Unicode


The Unicode is a Character Encoding Scheme (CES) that describes the international standard character set used in computers. Unicode is an attempt to create a compendium of all existing text characters around the world. These include the Greek, Cyrillic, Arabic, Hebrew and Thai alphabet, as well as Japanese, Chinese and Korean characters. Even mathematical or commercial Special Characters are contained in Unicode.

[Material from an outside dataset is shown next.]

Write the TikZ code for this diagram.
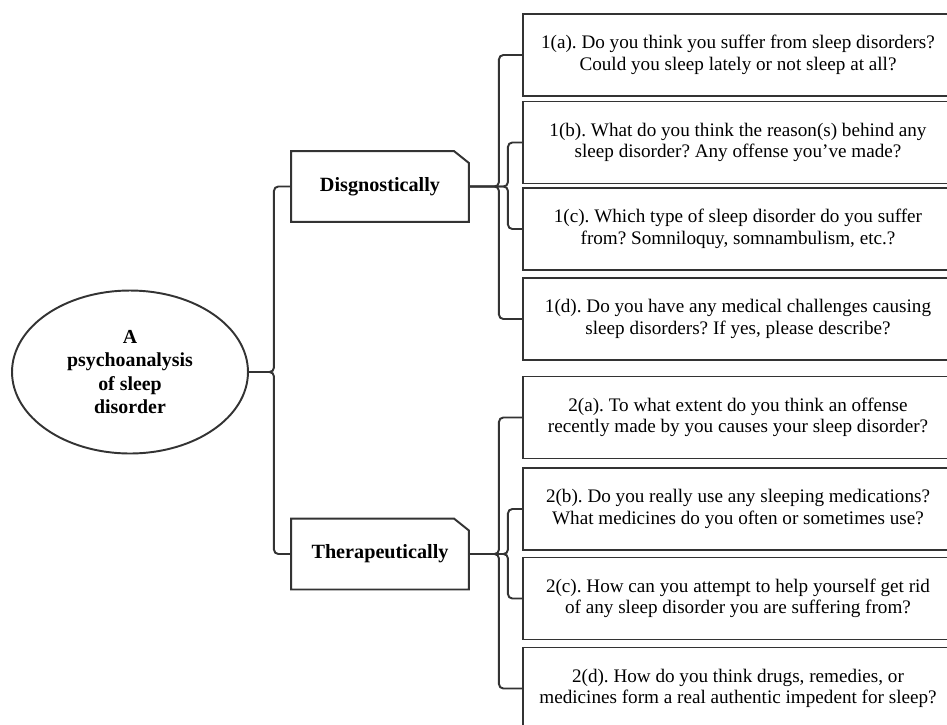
\documentclass[tikz,border=0pt]{standalone}
\usepackage{fontspec}
\setmainfont{Liberation Serif}
\usetikzlibrary{shapes.geometric}
\frenchspacing

\newcommand{\dogear}[1]{\draw[edge] (#1.south west) -- (#1.north west) -- ([xshift=-0.3cm]#1.north east) -- ([yshift=-0.24cm]#1.north east) -- (#1.south east) -- cycle;}

\begin{document}
\begin{tikzpicture}[x=0.02cm, y=-0.02cm, line width=1.1pt,
  edge/.style={draw=black!80},
  link/.style={draw=black!80, rounded corners=2.5pt},
  qbox/.style={edge, rectangle, minimum width=8.6cm, minimum height=1.64cm, inner sep=0pt, align=center, font=\fontsize{10.9}{12.3}\selectfont},
  topic/.style={rectangle, minimum width=3.52cm, minimum height=1.38cm, inner sep=0pt, font=\bfseries\fontsize{11.5}{12}\selectfont}]
  \useasboundingbox (0,0) rectangle (947,724);
  \clip (0,0) rectangle (947,724);
  % 중심 타원
  \node[edge, ellipse, minimum width=4.72cm, minimum height=3.26cm, inner sep=0pt, align=center, font=\bfseries\fontsize{11.3}{13.3}\selectfont] (root) at (130,372) {A\\psychoanalysis\\of sleep\\disorder};
  % 두 갈래
  \node[topic] (diag) at (380,186.5) {Disgnostically};
  \node[topic] (ther) at (380,554) {Therapeutically};
  \dogear{diag}
  \dogear{ther}
  % 질문 상자
  \node[qbox] (q1a) at (738,55) {1(a). Do you think you suffer from sleep disorders?\\Could you sleep lately or not sleep at all?};
  \node[qbox] (q1b) at (738,142.5) {1(b). What do you think the reason(s) behind any\\sleep disorder? Any offense you’ve made?};
  \node[qbox] (q1c) at (738,229) {1(c). Which type of sleep disorder do you suffer\\from? Somniloquy, somnambulism, etc.?};
  \node[qbox] (q1d) at (738,319) {1(d). Do you have any medical challenges causing\\sleep disorders? If yes, please describe?};
  \node[qbox] (q2a) at (738,417.5) {2(a). To what extent do you think an offense\\recently made by you causes your sleep disorder?};
  \node[qbox] (q2b) at (738,509) {2(b). Do you really use any sleeping medications?\\What medicines do you often or sometimes use?};
  \node[qbox] (q2c) at (738,598.5) {2(c). How can you attempt to help yourself get rid\\of any sleep disorder you are suffering from?};
  \node[qbox] (q2d) at (738,688.5) {2(d). How do you think drugs, remedies, or\\medicines form a real authentic impedent for sleep?};
  % 괄호 연결선
  \draw[link] (root.east) -- ++(25,0) |- (diag.west);
  \draw[link] (root.east) -- ++(25,0) |- (ther.west);
  \draw[link] (diag.east) -- ++(30,0) |- (q1a.west);
  \draw[link] (diag.east) -- ++(39,0) |- (q1b.west);
  \draw[link] (diag.east) -- ++(39,0) |- (q1c.west);
  \draw[link] (diag.east) -- ++(30,0) |- (q1d.west);
  \draw[link] (ther.east) -- ++(30,0) |- (q2a.west);
  \draw[link] (ther.east) -- ++(39,0) |- (q2b.west);
  \draw[link] (ther.east) -- ++(39,0) |- (q2c.west);
  \draw[link] (ther.east) -- ++(30,0) |- (q2d.west);
\end{tikzpicture}
\end{document}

Word-processing programs and HTML coding on the Internet serve as an example for the practical use of the Unicode. The database for Unicode characters contains about 230,000 characters and has a reserve of another one million characters. In addition to Unicode, there are other, different, and incompatible character sets.

Types of Unicode

ASCII

The most basic character set on the Internet is the ASCII (American Standard Code for Information Interchange). In ASCII, a maximum of 128 characters is possible, since each character is encoded with 7 bits. It mainly contains the letters of the Latin alphabet, which are used in English and the Arabic numerals. ASCII is not very common in the European region because the frequently used umlauts are not displayed. In the Asian region, ASCII is likewise not very feasible, since the characters cannot be displayed.

UTF-16

The “Basic Multilingual Plane” (BMP) allows 65,536 characters and is encoded with the “Universal Character Set 2” (UCS-2). The 2 in UCS-2 indicates that two bytes, i.e. 16 bits, are used for encoding each character. Therefore, UCS-2 is also often called UTF-16 (UCS transformation format 16 bits). The first 265 characters of this character set contain the characters of the West-European languages.

UTF-32

16 bits are often insufficient for historical characters, such as ancient Egyptian hieroglyphs or rare Chinese characters. For this purpose, each character is encoded with 32 bits. A total of 4,294,967,296 different characters are possible. However, the high storage space requirement should be considered when using UTF-32.

UTF-8

The most commonly used character set in Europe is UTF-8. It can express any Unicode character as a sequence of 8-bit-length data words, and thus can convert 16-bit encoded characters to characters with only 8 bits. The first 128 characters match the ASCII.

Current use

Nowadays the Unicode standard is used by many leading companies such as Apple, IBM, Microsoft, or Hewlett-Packard, but it is slowly catching on. Moreover, the cross-platform programming language Java and the Microsoft operating system NT work internally with the Unicode. From a usability perspective and also to be able to address as many users as possible, the UTF-8 character set should be used. This includes a large number of common characters used throughout the world and consumes a small amount of memory. If only the ASCII is used to encode the characters, no umlauts can be displayed.